Task to complete
Reproduce this listing in full.

── Given data ──

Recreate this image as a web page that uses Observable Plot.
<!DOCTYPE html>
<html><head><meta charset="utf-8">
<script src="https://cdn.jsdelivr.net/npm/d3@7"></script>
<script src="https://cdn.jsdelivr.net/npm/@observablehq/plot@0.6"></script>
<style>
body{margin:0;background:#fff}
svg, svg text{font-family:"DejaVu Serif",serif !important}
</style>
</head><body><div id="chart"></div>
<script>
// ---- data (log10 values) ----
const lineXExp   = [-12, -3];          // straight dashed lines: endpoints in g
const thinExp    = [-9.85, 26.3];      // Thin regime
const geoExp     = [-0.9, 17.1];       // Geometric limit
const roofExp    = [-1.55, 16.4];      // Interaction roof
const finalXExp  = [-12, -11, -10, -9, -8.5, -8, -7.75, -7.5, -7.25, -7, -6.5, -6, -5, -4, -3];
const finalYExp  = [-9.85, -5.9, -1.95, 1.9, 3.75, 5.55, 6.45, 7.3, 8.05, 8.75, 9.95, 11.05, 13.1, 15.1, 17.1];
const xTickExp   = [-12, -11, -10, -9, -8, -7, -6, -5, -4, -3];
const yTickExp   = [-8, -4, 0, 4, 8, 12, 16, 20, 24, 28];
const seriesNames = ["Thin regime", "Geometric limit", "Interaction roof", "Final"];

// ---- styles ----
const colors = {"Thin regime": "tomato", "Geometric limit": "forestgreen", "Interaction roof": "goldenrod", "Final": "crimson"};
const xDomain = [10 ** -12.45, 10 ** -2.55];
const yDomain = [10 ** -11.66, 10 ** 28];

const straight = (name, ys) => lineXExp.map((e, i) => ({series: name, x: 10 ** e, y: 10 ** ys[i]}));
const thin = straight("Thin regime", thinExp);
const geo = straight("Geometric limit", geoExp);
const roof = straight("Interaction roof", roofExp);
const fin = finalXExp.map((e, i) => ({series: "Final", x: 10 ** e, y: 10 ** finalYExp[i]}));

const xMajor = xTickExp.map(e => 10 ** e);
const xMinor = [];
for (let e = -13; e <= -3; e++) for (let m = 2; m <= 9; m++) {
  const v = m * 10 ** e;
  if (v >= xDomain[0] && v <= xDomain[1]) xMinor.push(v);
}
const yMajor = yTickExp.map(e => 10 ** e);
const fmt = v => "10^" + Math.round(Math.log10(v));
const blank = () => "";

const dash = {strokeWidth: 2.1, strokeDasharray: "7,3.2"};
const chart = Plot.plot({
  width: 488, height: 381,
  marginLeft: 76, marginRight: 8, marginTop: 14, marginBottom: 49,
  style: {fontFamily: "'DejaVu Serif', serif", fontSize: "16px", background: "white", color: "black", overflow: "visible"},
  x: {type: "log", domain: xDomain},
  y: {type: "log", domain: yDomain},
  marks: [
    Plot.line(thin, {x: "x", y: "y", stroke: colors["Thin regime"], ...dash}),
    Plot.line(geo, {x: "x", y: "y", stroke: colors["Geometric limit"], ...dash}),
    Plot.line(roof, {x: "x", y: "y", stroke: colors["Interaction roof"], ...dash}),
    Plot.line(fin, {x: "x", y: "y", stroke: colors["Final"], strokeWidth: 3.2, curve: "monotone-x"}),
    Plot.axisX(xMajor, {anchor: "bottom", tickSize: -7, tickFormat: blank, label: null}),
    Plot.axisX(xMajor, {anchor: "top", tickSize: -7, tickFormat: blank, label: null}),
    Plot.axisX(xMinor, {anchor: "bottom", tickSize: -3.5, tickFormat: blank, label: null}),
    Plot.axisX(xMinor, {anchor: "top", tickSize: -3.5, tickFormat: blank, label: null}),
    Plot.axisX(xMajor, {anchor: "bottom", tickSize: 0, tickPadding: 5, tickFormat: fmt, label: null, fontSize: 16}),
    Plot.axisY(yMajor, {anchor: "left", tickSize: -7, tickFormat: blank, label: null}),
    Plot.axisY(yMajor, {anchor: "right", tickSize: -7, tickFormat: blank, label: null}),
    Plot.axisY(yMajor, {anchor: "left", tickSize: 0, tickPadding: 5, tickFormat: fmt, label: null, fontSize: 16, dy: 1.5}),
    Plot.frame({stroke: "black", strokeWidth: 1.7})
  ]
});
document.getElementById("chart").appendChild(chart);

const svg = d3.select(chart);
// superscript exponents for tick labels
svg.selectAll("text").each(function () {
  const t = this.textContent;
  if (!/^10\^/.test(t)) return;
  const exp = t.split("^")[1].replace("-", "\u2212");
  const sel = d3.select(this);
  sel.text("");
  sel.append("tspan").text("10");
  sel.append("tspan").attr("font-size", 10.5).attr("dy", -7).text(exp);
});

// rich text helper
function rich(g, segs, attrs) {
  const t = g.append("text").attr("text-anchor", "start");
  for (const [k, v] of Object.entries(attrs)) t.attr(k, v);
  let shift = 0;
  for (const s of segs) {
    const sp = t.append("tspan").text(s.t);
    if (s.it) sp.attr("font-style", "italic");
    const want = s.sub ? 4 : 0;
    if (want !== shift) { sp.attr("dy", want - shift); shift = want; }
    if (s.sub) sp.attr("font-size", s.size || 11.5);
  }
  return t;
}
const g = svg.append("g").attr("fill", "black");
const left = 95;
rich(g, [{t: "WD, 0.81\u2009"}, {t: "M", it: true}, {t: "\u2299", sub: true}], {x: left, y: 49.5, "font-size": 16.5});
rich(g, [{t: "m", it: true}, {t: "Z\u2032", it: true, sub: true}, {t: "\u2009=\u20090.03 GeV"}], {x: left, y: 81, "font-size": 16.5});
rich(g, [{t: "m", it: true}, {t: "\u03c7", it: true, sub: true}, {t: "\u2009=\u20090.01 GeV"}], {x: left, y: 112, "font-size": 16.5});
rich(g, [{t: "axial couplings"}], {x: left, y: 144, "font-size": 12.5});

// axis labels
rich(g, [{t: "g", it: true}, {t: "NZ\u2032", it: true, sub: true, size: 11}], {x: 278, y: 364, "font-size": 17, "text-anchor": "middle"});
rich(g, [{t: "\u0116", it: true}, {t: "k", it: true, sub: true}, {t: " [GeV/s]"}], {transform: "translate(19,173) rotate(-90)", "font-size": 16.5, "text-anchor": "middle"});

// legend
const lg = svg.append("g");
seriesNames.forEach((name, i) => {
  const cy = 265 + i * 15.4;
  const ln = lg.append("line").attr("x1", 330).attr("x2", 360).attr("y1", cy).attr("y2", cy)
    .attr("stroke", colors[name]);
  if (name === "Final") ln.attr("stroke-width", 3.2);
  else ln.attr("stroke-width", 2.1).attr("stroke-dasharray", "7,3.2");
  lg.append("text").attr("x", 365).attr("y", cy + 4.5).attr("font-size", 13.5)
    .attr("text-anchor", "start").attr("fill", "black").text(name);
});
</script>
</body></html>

───

Reply to the exercise
Recreate this image as a web page that uses Observable Plot.
<!DOCTYPE html>
<html><head><meta charset="utf-8">
<script src="https://cdn.jsdelivr.net/npm/d3@7"></script>
<script src="https://cdn.jsdelivr.net/npm/@observablehq/plot@0.6"></script>
<style>
body{margin:0;background:#fff}
svg, svg text{font-family:"DejaVu Serif",serif !important}
</style>
</head><body><div id="chart"></div>
<script>
// ---- data (log10 values) ----
const lineXExp   = [-12, -3];          // straight dashed lines: endpoints in g
const thinExp    = [-9.85, 26.3];      // Thin regime
const geoExp     = [-0.9, 17.1];       // Geometric limit
const roofExp    = [-1.55, 16.4];      // Interaction roof
const finalXExp  = [-12, -11, -10, -9, -8.5, -8, -7.75, -7.5, -7.25, -7, -6.5, -6, -5, -4, -3];
const finalYExp  = [-9.85, -5.9, -1.95, 1.9, 3.75, 5.55, 6.45, 7.3, 8.05, 8.75, 9.95, 11.05, 13.1, 15.1, 17.1];
const xTickExp   = [-12, -11, -10, -9, -8, -7, -6, -5, -4, -3];
const yTickExp   = [-8, -4, 0, 4, 8, 12, 16, 20, 24, 28];
const seriesNames = ["Thin regime", "Geometric limit", "Interaction roof", "Final"];

// ---- styles ----
const colors = {"Thin regime": "tomato", "Geometric limit": "forestgreen", "Interaction roof": "goldenrod", "Final": "crimson"};
const xDomain = [10 ** -12.45, 10 ** -2.55];
const yDomain = [10 ** -11.66, 10 ** 28];

const straight = (name, ys) => lineXExp.map((e, i) => ({series: name, x: 10 ** e, y: 10 ** ys[i]}));
const thin = straight("Thin regime", thinExp);
const geo = straight("Geometric limit", geoExp);
const roof = straight("Interaction roof", roofExp);
const fin = finalXExp.map((e, i) => ({series: "Final", x: 10 ** e, y: 10 ** finalYExp[i]}));

const xMajor = xTickExp.map(e => 10 ** e);
const xMinor = [];
for (let e = -13; e <= -3; e++) for (let m = 2; m <= 9; m++) {
  const v = m * 10 ** e;
  if (v >= xDomain[0] && v <= xDomain[1]) xMinor.push(v);
}
const yMajor = yTickExp.map(e => 10 ** e);
const fmt = v => "10^" + Math.round(Math.log10(v));
const blank = () => "";

const dash = {strokeWidth: 2.1, strokeDasharray: "7,3.2"};
const chart = Plot.plot({
  width: 488, height: 381,
  marginLeft: 76, marginRight: 8, marginTop: 14, marginBottom: 49,
  style: {fontFamily: "'DejaVu Serif', serif", fontSize: "16px", background: "white", color: "black", overflow: "visible"},
  x: {type: "log", domain: xDomain},
  y: {type: "log", domain: yDomain},
  marks: [
    Plot.line(thin, {x: "x", y: "y", stroke: colors["Thin regime"], ...dash}),
    Plot.line(geo, {x: "x", y: "y", stroke: colors["Geometric limit"], ...dash}),
    Plot.line(roof, {x: "x", y: "y", stroke: colors["Interaction roof"], ...dash}),
    Plot.line(fin, {x: "x", y: "y", stroke: colors["Final"], strokeWidth: 3.2, curve: "monotone-x"}),
    Plot.axisX(xMajor, {anchor: "bottom", tickSize: -7, tickFormat: blank, label: null}),
    Plot.axisX(xMajor, {anchor: "top", tickSize: -7, tickFormat: blank, label: null}),
    Plot.axisX(xMinor, {anchor: "bottom", tickSize: -3.5, tickFormat: blank, label: null}),
    Plot.axisX(xMinor, {anchor: "top", tickSize: -3.5, tickFormat: blank, label: null}),
    Plot.axisX(xMajor, {anchor: "bottom", tickSize: 0, tickPadding: 5, tickFormat: fmt, label: null, fontSize: 16}),
    Plot.axisY(yMajor, {anchor: "left", tickSize: -7, tickFormat: blank, label: null}),
    Plot.axisY(yMajor, {anchor: "right", tickSize: -7, tickFormat: blank, label: null}),
    Plot.axisY(yMajor, {anchor: "left", tickSize: 0, tickPadding: 5, tickFormat: fmt, label: null, fontSize: 16, dy: 1.5}),
    Plot.frame({stroke: "black", strokeWidth: 1.7})
  ]
});
document.getElementById("chart").appendChild(chart);

const svg = d3.select(chart);
// superscript exponents for tick labels
svg.selectAll("text").each(function () {
  const t = this.textContent;
  if (!/^10\^/.test(t)) return;
  const exp = t.split("^")[1].replace("-", "\u2212");
  const sel = d3.select(this);
  sel.text("");
  sel.append("tspan").text("10");
  sel.append("tspan").attr("font-size", 10.5).attr("dy", -7).text(exp);
});

// rich text helper
function rich(g, segs, attrs) {
  const t = g.append("text").attr("text-anchor", "start");
  for (const [k, v] of Object.entries(attrs)) t.attr(k, v);
  let shift = 0;
  for (const s of segs) {
    const sp = t.append("tspan").text(s.t);
    if (s.it) sp.attr("font-style", "italic");
    const want = s.sub ? 4 : 0;
    if (want !== shift) { sp.attr("dy", want - shift); shift = want; }
    if (s.sub) sp.attr("font-size", s.size || 11.5);
  }
  return t;
}
const g = svg.append("g").attr("fill", "black");
const left = 95;
rich(g, [{t: "WD, 0.81\u2009"}, {t: "M", it: true}, {t: "\u2299", sub: true}], {x: left, y: 49.5, "font-size": 16.5});
rich(g, [{t: "m", it: true}, {t: "Z\u2032", it: true, sub: true}, {t: "\u2009=\u20090.03 GeV"}], {x: left, y: 81, "font-size": 16.5});
rich(g, [{t: "m", it: true}, {t: "\u03c7", it: true, sub: true}, {t: "\u2009=\u20090.01 GeV"}], {x: left, y: 112, "font-size": 16.5});
rich(g, [{t: "axial couplings"}], {x: left, y: 144, "font-size": 12.5});

// axis labels
rich(g, [{t: "g", it: true}, {t: "NZ\u2032", it: true, sub: true, size: 11}], {x: 278, y: 364, "font-size": 17, "text-anchor": "middle"});
rich(g, [{t: "\u0116", it: true}, {t: "k", it: true, sub: true}, {t: " [GeV/s]"}], {transform: "translate(19,173) rotate(-90)", "font-size": 16.5, "text-anchor": "middle"});

// legend
const lg = svg.append("g");
seriesNames.forEach((name, i) => {
  const cy = 265 + i * 15.4;
  const ln = lg.append("line").attr("x1", 330).attr("x2", 360).attr("y1", cy).attr("y2", cy)
    .attr("stroke", colors[name]);
  if (name === "Final") ln.attr("stroke-width", 3.2);
  else ln.attr("stroke-width", 2.1).attr("stroke-dasharray", "7,3.2");
  lg.append("text").attr("x", 365).attr("y", cy + 4.5).attr("font-size", 13.5)
    .attr("text-anchor", "start").attr("fill", "black").text(name);
});
</script>
</body></html>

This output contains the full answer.